As for Brexit, Osborne steered the Standard into giving tireless support to the People’s Vote campaign. His newspaper career climaxed, of course, with the general election of December 2019. The Standard ran a laudatory interview with Boris Johnson in the run-up. That may seem surprising, if you assume that Osborne would have been keen to avoid boosting the electoral chances of the man who was promising to ‘get Brexit done’. If, though, you are enough of a left-wing conspiracy theorist to assume that the entire People’s Vote campaign was an elaborate scam aimed not at reversing Brexit but at disconcerting and undermining the Corbyn leadership, then there was nothing surprising about it at all.

Howard Medwell
London N18

David Runciman speculates that the queen’s death on 8 September ‘must have had something to do with’ the unhinging of Liz Truss, but doesn’t quite say what. A clue might be found in her response to the formal announcement of the queen’s death. ‘We are all devastated by the news we have just heard from Balmoral,’ she said. ‘The death of Her Majesty the Queen is a huge shock to the nation and to the world.’ As I listened to the radio, I was puzzled at Truss’s remark that we were all in shock at the entirely unsurprising death of a frail 97-year-old woman. But watching the same speech later on TV, I could see that Truss herself certainly was in shock.

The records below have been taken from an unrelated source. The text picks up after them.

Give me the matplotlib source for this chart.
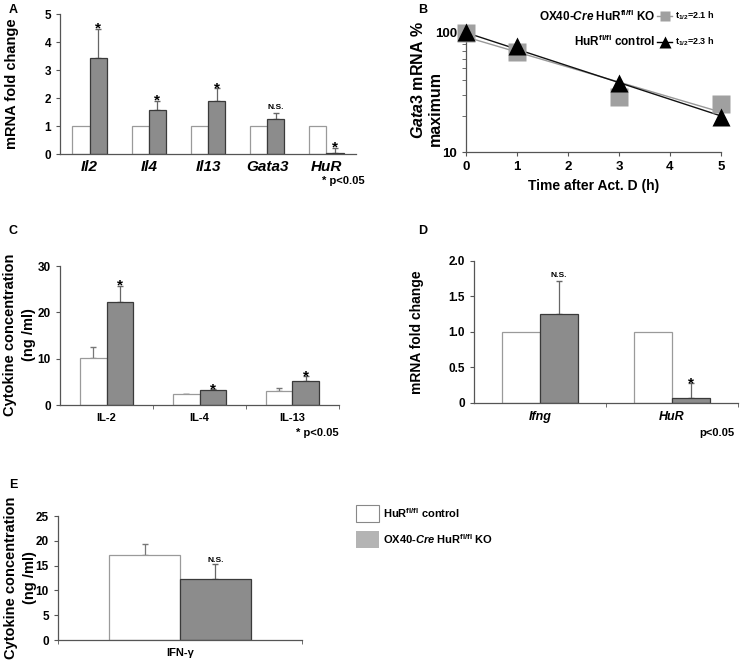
import matplotlib
matplotlib.use("Agg")
import matplotlib.pyplot as plt
import numpy as np
from matplotlib.patches import Rectangle

plt.rcParams['font.family'] = ['Liberation Sans', 'DejaVu Sans']
plt.rcParams['font.weight'] = 'bold'
plt.rcParams['axes.labelweight'] = 'bold'
plt.rcParams['mathtext.fontset'] = 'custom'
plt.rcParams['mathtext.rm'] = 'Liberation Sans:bold'
plt.rcParams['mathtext.it'] = 'Liberation Sans:italic:bold'
plt.rcParams['mathtext.bf'] = 'Liberation Sans:bold'

# --- data ---
a_genes = ['Il2', 'Il4', 'Il13', 'Gata3', 'HuR']
a_ctrl = [1.0, 1.0, 1.0, 1.0, 1.0]
a_ko = [3.42, 1.58, 1.90, 1.25, 0.05]
a_ko_err = [1.05, 0.32, 0.45, 0.20, 0.17]
a_marks = ['*', '*', '*', 'N.S.', '*']

b_time = [0, 1, 3, 5]
b_ko = [98, 68, 28.5, 25]
b_ctrl = [100, 76, 37.5, 19.5]
b_fit_time = [0, 5]
b_ko_fit = [91, 21.5]
b_ctrl_fit = [99, 20]

c_cyt = ['IL-2', 'IL-4', 'IL-13']
c_ctrl = [10.2, 2.3, 3.1]
c_ctrl_err = [2.3, 0.0, 0.5]
c_ko = [22.3, 3.2, 5.2]
c_ko_err = [3.5, 0.2, 1.0]

d_genes = ['Ifng', 'HuR']
d_ctrl = [1.0, 1.0]
d_ko = [1.26, 0.07]
d_ko_err = [0.46, 0.21]
d_marks = ['N.S.', '*']

e_cyt = ['IFN-γ']
e_ctrl = [17.2]
e_ctrl_err = [2.2]
e_ko = [12.3]
e_ko_err = [3.1]

GREY = '#8c8c8c'
LEG_GREY = '#b4b4b4'
AX_COL = '#555555'
W = 0.29

fig = plt.figure(figsize=(7.4, 6.64), dpi=100)


def style_ax(ax):
    for s in ['top', 'right']:
        ax.spines[s].set_visible(False)
    for s in ['left', 'bottom']:
        ax.spines[s].set_color(AX_COL)
        ax.spines[s].set_linewidth(0.9)
    ax.tick_params(axis='both', colors=AX_COL, labelcolor='black', labelsize=8.5,
                   length=3, width=0.8, direction='out')


def bars(ax, ctrl, ko, ko_err, ctrl_err=None, capsize=2.5, marks=None, mark_off=0.0, ms=9):
    x = np.arange(len(ctrl))
    ax.bar(x - W / 2, ctrl, W, color='white', edgecolor='#9a9a9a', linewidth=0.9, zorder=2)
    ax.bar(x + W / 2, ko, W, color=GREY, edgecolor='#3a3a3a', linewidth=0.9, zorder=2)
    if ctrl_err is not None:
        ax.errorbar(x - W / 2, ctrl, yerr=[np.zeros(len(ctrl)), ctrl_err], fmt='none',
                    ecolor='#777777', elinewidth=0.9, capsize=capsize, zorder=1)
    ax.errorbar(x + W / 2, ko, yerr=[np.zeros(len(ko)), ko_err], fmt='none',
                ecolor='#666666', elinewidth=0.9, capsize=capsize, zorder=1)
    if marks is not None:
        for i, m in enumerate(marks):
            top = ko[i] + ko_err[i]
            if m == '*':
                ax.text(x[i] + W / 2, top - mark_off, '*', ha='center', va='bottom', fontsize=ms + 2)
            else:
                ax.text(x[i] + W / 2, top + mark_off * 0.3, m, ha='center', va='bottom', fontsize=6)
    ax.set_xlim(-0.5, len(ctrl) - 0.5)
    return x


def two_line_ylabel(ax, line1, line2, x1, x2, y1, y2, size):
    # two rotated lines placed separately, in figure pixels from top-left
    fig.text(x1 / 740, 1 - y1 / 664, line1, rotation=90, ha='center', va='center',
             fontsize=size, fontweight='bold')
    fig.text(x2 / 740, 1 - y2 / 664, line2, rotation=90, ha='center', va='center',
             fontsize=size, fontweight='bold')


# ---------------- A ----------------
axA = fig.add_axes([0.0811, 0.768, 0.40, 0.2108])
style_ax(axA)
x = bars(axA, a_ctrl, a_ko, a_ko_err, marks=a_marks, mark_off=0.25)
axA.set_ylim(0, 5)
axA.set_yticks([0, 1, 2, 3, 4, 5])
axA.set_xticks(x)
axA.set_xticklabels(a_genes, fontsize=11, style='italic')
axA.tick_params(axis='x', length=0, pad=4)
axA.set_ylabel('mRNA fold change', fontsize=10.5)
axA.yaxis.set_label_coords(-0.14, 0.5)
fig.text(0.435, 0.728, '* p<0.05', fontsize=8, ha='left', va='center')
fig.text(0.012, 0.985, 'A', fontsize=9, va='center')

# ---------------- B ----------------
axB = fig.add_axes([0.6297, 0.771, 0.3446, 0.191])
style_ax(axB)
axB.set_yscale('log')
axB.set_ylim(10, 114)
axB.set_xlim(0, 5)
axB.set_yticks([10, 100])
axB.set_yticklabels(['10', '100'])
axB.tick_params(axis='y', labelsize=9.5)
axB.tick_params(axis='x', labelsize=9.5)
axB.tick_params(axis='y', which='minor', length=3, color=AX_COL)
axB.yaxis.set_minor_formatter(matplotlib.ticker.NullFormatter())
axB.set_xticks([0, 1, 2, 3, 4, 5])
axB.plot(b_fit_time, b_ko_fit, color='#999999', lw=1.0, zorder=2)
axB.plot(b_fit_time, b_ctrl_fit, color='#111111', lw=1.0, zorder=2)
axB.plot(b_time, b_ko, 's', color='#a0a0a0', ms=12.5, mec='none', clip_on=False, zorder=3)
axB.plot(b_time, b_ctrl, '^', color='black', ms=12.5, mec='none', clip_on=False, zorder=4)
axB.set_xlabel('Time after Act. D (h)', fontsize=10)
two_line_ylabel(axB, '$\\mathit{Gata3}$ mRNA %', 'maximum', 418, 435, 80, 108, 11.5)
fig.text(0.565, 0.985, 'B', fontsize=9, va='center')
# legend
fig.text(0.885, 0.976, 'OX40-$\\mathit{Cre}$ HuR$^{\\mathrm{fl/fl}}$ KO', fontsize=8.5,
         ha='right', va='center')
fig.text(0.885, 0.937, 'HuR$^{\\mathrm{fl/fl}}$ control', fontsize=8.5, ha='right', va='center')
fig.add_artist(plt.Line2D([0.888, 0.908], [0.976, 0.976], color='#999999', lw=1,
                          transform=fig.transFigure))
fig.add_artist(plt.Line2D([0.898], [0.976], marker='s', color='#a0a0a0', ms=7, mec='none',
                          transform=fig.transFigure))
fig.add_artist(plt.Line2D([0.888, 0.908], [0.937, 0.937], color='black', lw=1,
                          transform=fig.transFigure))
fig.add_artist(plt.Line2D([0.898], [0.937], marker='^', color='black', ms=8, mec='none',
                          transform=fig.transFigure))
fig.text(0.912, 0.976, 't$_{1/2}$=2.1 h', fontsize=6.5, ha='left', va='center')
fig.text(0.912, 0.937, 't$_{1/2}$=2.3 h', fontsize=6.5, ha='left', va='center')

# ---------------- C ----------------
axC = fig.add_axes([0.0811, 0.390, 0.377, 0.2093])
style_ax(axC)
x = bars(axC, c_ctrl, c_ko, c_ko_err, ctrl_err=c_ctrl_err, marks=['*', '*', '*'], mark_off=1.5)
axC.set_ylim(0, 30)
axC.set_yticks([0, 10, 20, 30])
axC.set_xticks(x)
axC.set_xticklabels(c_cyt, fontsize=8)
axC.set_xticks([0.5, 1.5, 2.5], minor=True)
axC.tick_params(axis='x', which='major', length=0, pad=6)
axC.tick_params(axis='x', which='minor', length=3, color=AX_COL)
two_line_ylabel(axC, 'Cytokine concentration', '(ng /ml)', 10, 29, 335, 335, 10.5)
fig.text(0.40, 0.348, '* p<0.05', fontsize=8, ha='left', va='center')
fig.text(0.012, 0.652, 'C', fontsize=9, va='center')

# ---------------- D ----------------
axD = fig.add_axes([0.6405, 0.3931, 0.3568, 0.2139])
style_ax(axD)
x = bars(axD, d_ctrl, d_ko, d_ko_err, capsize=2.5, marks=d_marks, mark_off=0.1)
axD.set_ylim(0, 2)
axD.set_yticks([0, 0.5, 1.0, 1.5, 2.0])
axD.set_yticklabels(['0', '0.5', '1.0', '1.5', '2.0'])
axD.set_xticks(x)
axD.set_xticklabels(d_genes, fontsize=9, style='italic')
axD.set_xticks([0.5, 1.5], minor=True)
axD.tick_params(axis='x', which='major', length=0, pad=6)
axD.tick_params(axis='x', which='minor', length=3, color=AX_COL)
axD.set_ylabel('mRNA fold change', fontsize=10)
axD.yaxis.set_label_coords(-0.19, 0.5)
fig.text(0.945, 0.348, 'p<0.05', fontsize=8, ha='left', va='center')
fig.text(0.565, 0.652, 'D', fontsize=9, va='center')

# ---------------- E ----------------
axE = fig.add_axes([0.0784, 0.0361, 0.3297, 0.1867])
style_ax(axE)
x = bars(axE, e_ctrl, e_ko, e_ko_err, ctrl_err=e_ctrl_err, marks=['N.S.'], mark_off=0.0)
axE.set_ylim(0, 25)
axE.set_yticks([0, 5, 10, 15, 20, 25])
axE.set_xticks(x)
axE.set_xticklabels(e_cyt, fontsize=8)
axE.set_xticks([-0.5, 0.5], minor=True)
axE.tick_params(axis='x', which='major', length=0, pad=6)
axE.tick_params(axis='x', which='minor', length=3, color=AX_COL)
two_line_ylabel(axE, 'Cytokine concentration', '(ng /ml)', 11, 30, 578, 578, 10.5)
fig.text(0.012, 0.27, 'E', fontsize=9, va='center')

# shared legend
fig.add_artist(Rectangle((0.481, 0.214), 0.031, 0.026, facecolor='white', edgecolor='#888888',
                         lw=0.8, transform=fig.transFigure))
fig.add_artist(Rectangle((0.481, 0.175), 0.031, 0.026, facecolor=LEG_GREY, edgecolor='none',
                         transform=fig.transFigure))
fig.text(0.518, 0.227, 'HuR$^{\\mathrm{fl/fl}}$ control', fontsize=8, va='center')
fig.text(0.518, 0.188, 'OX40-$\\mathit{Cre}$ HuR$^{\\mathrm{fl/fl}}$ KO', fontsize=8, va='center')

fig.savefig('out.png', dpi=100, facecolor='white')
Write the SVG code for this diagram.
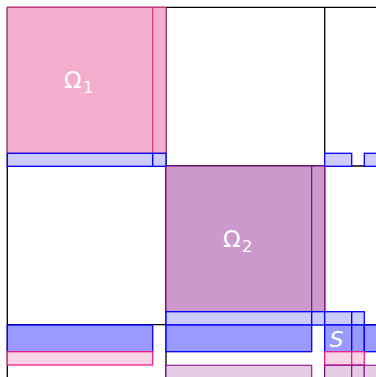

Two reasons suggest themselves. On 6 September, at her first formal audience, Truss had curtseyed awkwardly, looking like a nervous teenager. Two days later, the queen died. Perhaps, faced with her fifteenth prime minister, self-modelled on another woman PM she is reputed not to have liked, the queen decided it was finally time to retire in the only way she could allow. Truss, though, may more or less unconsciously have had the thought ‘I killed her,’ and reacted with excessive shock and guilt.

The other possibility is that Truss had been excitedly looking forward to those weekly tête-à-têtes, but then had the rug pulled rudely from under her feet. Two days into her premiership, she was worsted by a frail, elderly stateswoman whose death she almost certainly won’t have wanted fully to contemplate.